First Hand (Apr., $25) by Linda Bierds. MacArthur Fellow Bierds examines the power of science for good and ill in this seventh volume.

ST. MARTIN'S

The Moments, the Minutes, the Hours: The Poetry of Jill Scott (Apr., $18.95) by Jill Scott. The Grammy nominee presents her first poetry collection. Advertising. Author tour.

SARABANDE BOOKS

Ghost Pain (Apr.; $20.95, paper $13.95) by Sydney Lea.
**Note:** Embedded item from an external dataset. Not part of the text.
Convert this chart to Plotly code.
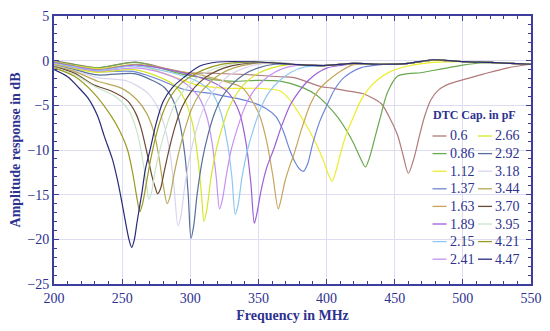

The founding editor of the New England Review and celebrated poet returns.

SHAW BOOKS

The Ordering of Love (Mar., $17.99) by Madeleine L'Engle gathers nearly 200 poems that give voice to the complex realities of life.

SHOEMAKER & HOARD

New Poems (June, $22) by Wendell Berry is the poet's first new collection in 10 years.

UNIV. OF NEBRASKA PRESS

The Poetry Home Repair Manual (Mar., $19.95) by Ted Kooser, U.S. Poet Laureate, provides tools and insights for poets to hone their art.

UNIV. OF NOTRE DAME PRESS

Lives of the Sleepers (Mar.; $25, paper $15) by Ned Balbo seeks a voice for historical and postmodern figures as they face the ecstasy and grief of love.

UNIV. OF PITTSBURGH PRESS

The Collected Poems of Muriel Rukeyser (May, $37.50), edited by Janet E. Kaufman and Anne F. Herzog with Jan Heller Levi. Rukeyser's poetry broke the silence about sex, motherhood, lesbian erotica, depression and other experiences deemed unsuitable for poetry until her emergence in 1935.

UNIV. OF SOUTH CAROLINA PRESS

Late Poems, 1968—1993: Attitudinizing Verse-wise, While Fending for One's Selph, and in a Style Somewhat Artificially Colloquial (Aug., $39.95) by Kenneth Burke. This third volume completes the canon of verse.

WESLEYAN UNIV. PRESS

The Red Gaze (Mar., $19.95) by Barbara Guest. A single long poem is divided into smaller poems on imagination and time.

YALE UNIV. PRESS

Crush (Apr.; $26, paper $14.95) by Richard Siken. This year's winner of the Yale Younger Poets prize is a collection driven by obsession.